Exactly repeat the material, dropping only the pictures.
## Start
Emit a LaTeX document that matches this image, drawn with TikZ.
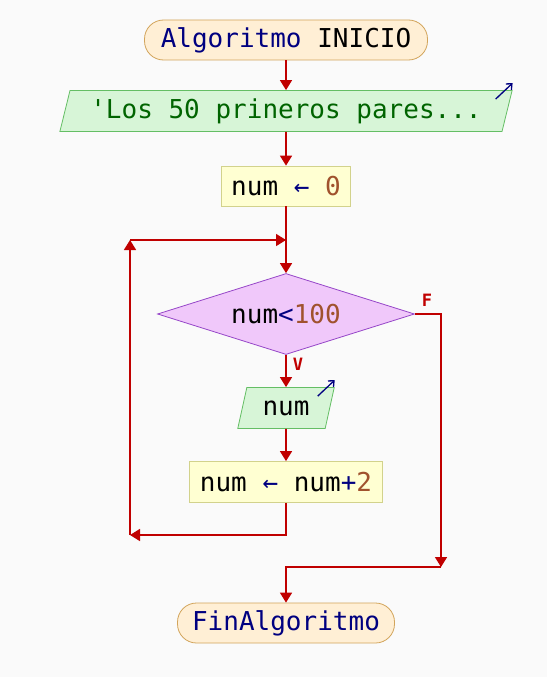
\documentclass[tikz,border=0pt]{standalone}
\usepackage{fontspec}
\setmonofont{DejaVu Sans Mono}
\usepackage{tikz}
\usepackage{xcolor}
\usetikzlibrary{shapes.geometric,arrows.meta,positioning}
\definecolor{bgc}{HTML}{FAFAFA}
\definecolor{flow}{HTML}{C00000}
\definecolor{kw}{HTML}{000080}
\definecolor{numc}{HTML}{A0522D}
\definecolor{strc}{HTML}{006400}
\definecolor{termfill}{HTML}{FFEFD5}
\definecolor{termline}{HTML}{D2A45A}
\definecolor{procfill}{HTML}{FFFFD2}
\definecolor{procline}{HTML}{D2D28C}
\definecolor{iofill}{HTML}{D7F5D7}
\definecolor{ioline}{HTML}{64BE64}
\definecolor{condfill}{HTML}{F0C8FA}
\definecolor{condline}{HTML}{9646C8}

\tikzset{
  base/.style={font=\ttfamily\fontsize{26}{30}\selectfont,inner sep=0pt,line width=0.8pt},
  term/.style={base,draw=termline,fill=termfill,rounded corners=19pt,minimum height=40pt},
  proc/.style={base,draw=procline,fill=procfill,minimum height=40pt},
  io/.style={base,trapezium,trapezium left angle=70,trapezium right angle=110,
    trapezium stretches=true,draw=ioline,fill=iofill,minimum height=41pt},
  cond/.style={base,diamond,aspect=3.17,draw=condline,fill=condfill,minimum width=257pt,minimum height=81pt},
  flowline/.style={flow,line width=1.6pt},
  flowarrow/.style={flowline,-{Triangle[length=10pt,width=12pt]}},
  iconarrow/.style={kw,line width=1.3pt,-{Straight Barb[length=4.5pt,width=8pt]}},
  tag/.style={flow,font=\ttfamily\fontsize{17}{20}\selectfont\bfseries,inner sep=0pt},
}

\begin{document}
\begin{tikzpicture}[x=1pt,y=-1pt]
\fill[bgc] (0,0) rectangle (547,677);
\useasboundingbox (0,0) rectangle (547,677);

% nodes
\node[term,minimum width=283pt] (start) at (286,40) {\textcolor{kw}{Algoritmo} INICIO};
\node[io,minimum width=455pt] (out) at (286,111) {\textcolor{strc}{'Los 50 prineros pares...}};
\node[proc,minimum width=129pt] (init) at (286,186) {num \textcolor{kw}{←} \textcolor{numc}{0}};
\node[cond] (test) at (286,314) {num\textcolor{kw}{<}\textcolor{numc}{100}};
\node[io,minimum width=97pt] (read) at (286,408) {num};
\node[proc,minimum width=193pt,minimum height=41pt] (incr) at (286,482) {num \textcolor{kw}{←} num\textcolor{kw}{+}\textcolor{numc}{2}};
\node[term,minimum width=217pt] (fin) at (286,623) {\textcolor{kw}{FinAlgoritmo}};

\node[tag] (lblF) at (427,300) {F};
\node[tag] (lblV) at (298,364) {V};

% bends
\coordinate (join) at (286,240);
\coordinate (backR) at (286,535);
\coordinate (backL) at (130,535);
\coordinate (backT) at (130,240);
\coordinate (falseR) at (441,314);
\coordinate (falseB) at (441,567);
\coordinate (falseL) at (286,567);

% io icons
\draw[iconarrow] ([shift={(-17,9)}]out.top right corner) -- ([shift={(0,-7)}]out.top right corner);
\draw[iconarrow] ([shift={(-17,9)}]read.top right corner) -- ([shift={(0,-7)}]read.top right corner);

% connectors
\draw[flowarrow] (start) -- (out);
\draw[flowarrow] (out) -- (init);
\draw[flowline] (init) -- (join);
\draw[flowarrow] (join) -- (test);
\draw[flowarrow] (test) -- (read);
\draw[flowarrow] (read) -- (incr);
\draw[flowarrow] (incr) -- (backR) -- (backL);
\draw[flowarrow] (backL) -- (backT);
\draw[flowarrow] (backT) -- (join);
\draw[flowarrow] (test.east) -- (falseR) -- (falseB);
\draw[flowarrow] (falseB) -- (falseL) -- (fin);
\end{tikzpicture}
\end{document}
## End
### Solution to the exercise
Emit a LaTeX document that matches this image, drawn with TikZ.
\documentclass[tikz,border=0pt]{standalone}
\usepackage{fontspec}
\setmonofont{DejaVu Sans Mono}
\usepackage{tikz}
\usepackage{xcolor}
\usetikzlibrary{shapes.geometric,arrows.meta,positioning}
\definecolor{bgc}{HTML}{FAFAFA}
\definecolor{flow}{HTML}{C00000}
\definecolor{kw}{HTML}{000080}
\definecolor{numc}{HTML}{A0522D}
\definecolor{strc}{HTML}{006400}
\definecolor{termfill}{HTML}{FFEFD5}
\definecolor{termline}{HTML}{D2A45A}
\definecolor{procfill}{HTML}{FFFFD2}
\definecolor{procline}{HTML}{D2D28C}
\definecolor{iofill}{HTML}{D7F5D7}
\definecolor{ioline}{HTML}{64BE64}
\definecolor{condfill}{HTML}{F0C8FA}
\definecolor{condline}{HTML}{9646C8}

\tikzset{
  base/.style={font=\ttfamily\fontsize{26}{30}\selectfont,inner sep=0pt,line width=0.8pt},
  term/.style={base,draw=termline,fill=termfill,rounded corners=19pt,minimum height=40pt},
  proc/.style={base,draw=procline,fill=procfill,minimum height=40pt},
  io/.style={base,trapezium,trapezium left angle=70,trapezium right angle=110,
    trapezium stretches=true,draw=ioline,fill=iofill,minimum height=41pt},
  cond/.style={base,diamond,aspect=3.17,draw=condline,fill=condfill,minimum width=257pt,minimum height=81pt},
  flowline/.style={flow,line width=1.6pt},
  flowarrow/.style={flowline,-{Triangle[length=10pt,width=12pt]}},
  iconarrow/.style={kw,line width=1.3pt,-{Straight Barb[length=4.5pt,width=8pt]}},
  tag/.style={flow,font=\ttfamily\fontsize{17}{20}\selectfont\bfseries,inner sep=0pt},
}

\begin{document}
\begin{tikzpicture}[x=1pt,y=-1pt]
\fill[bgc] (0,0) rectangle (547,677);
\useasboundingbox (0,0) rectangle (547,677);

% nodes
\node[term,minimum width=283pt] (start) at (286,40) {\textcolor{kw}{Algoritmo} INICIO};
\node[io,minimum width=455pt] (out) at (286,111) {\textcolor{strc}{'Los 50 prineros pares...}};
\node[proc,minimum width=129pt] (init) at (286,186) {num \textcolor{kw}{←} \textcolor{numc}{0}};
\node[cond] (test) at (286,314) {num\textcolor{kw}{<}\textcolor{numc}{100}};
\node[io,minimum width=97pt] (read) at (286,408) {num};
\node[proc,minimum width=193pt,minimum height=41pt] (incr) at (286,482) {num \textcolor{kw}{←} num\textcolor{kw}{+}\textcolor{numc}{2}};
\node[term,minimum width=217pt] (fin) at (286,623) {\textcolor{kw}{FinAlgoritmo}};

\node[tag] (lblF) at (427,300) {F};
\node[tag] (lblV) at (298,364) {V};

% bends
\coordinate (join) at (286,240);
\coordinate (backR) at (286,535);
\coordinate (backL) at (130,535);
\coordinate (backT) at (130,240);
\coordinate (falseR) at (441,314);
\coordinate (falseB) at (441,567);
\coordinate (falseL) at (286,567);

% io icons
\draw[iconarrow] ([shift={(-17,9)}]out.top right corner) -- ([shift={(0,-7)}]out.top right corner);
\draw[iconarrow] ([shift={(-17,9)}]read.top right corner) -- ([shift={(0,-7)}]read.top right corner);

% connectors
\draw[flowarrow] (start) -- (out);
\draw[flowarrow] (out) -- (init);
\draw[flowline] (init) -- (join);
\draw[flowarrow] (join) -- (test);
\draw[flowarrow] (test) -- (read);
\draw[flowarrow] (read) -- (incr);
\draw[flowarrow] (incr) -- (backR) -- (backL);
\draw[flowarrow] (backL) -- (backT);
\draw[flowarrow] (backT) -- (join);
\draw[flowarrow] (test.east) -- (falseR) -- (falseB);
\draw[flowarrow] (falseB) -- (falseL) -- (fin);
\end{tikzpicture}
\end{document}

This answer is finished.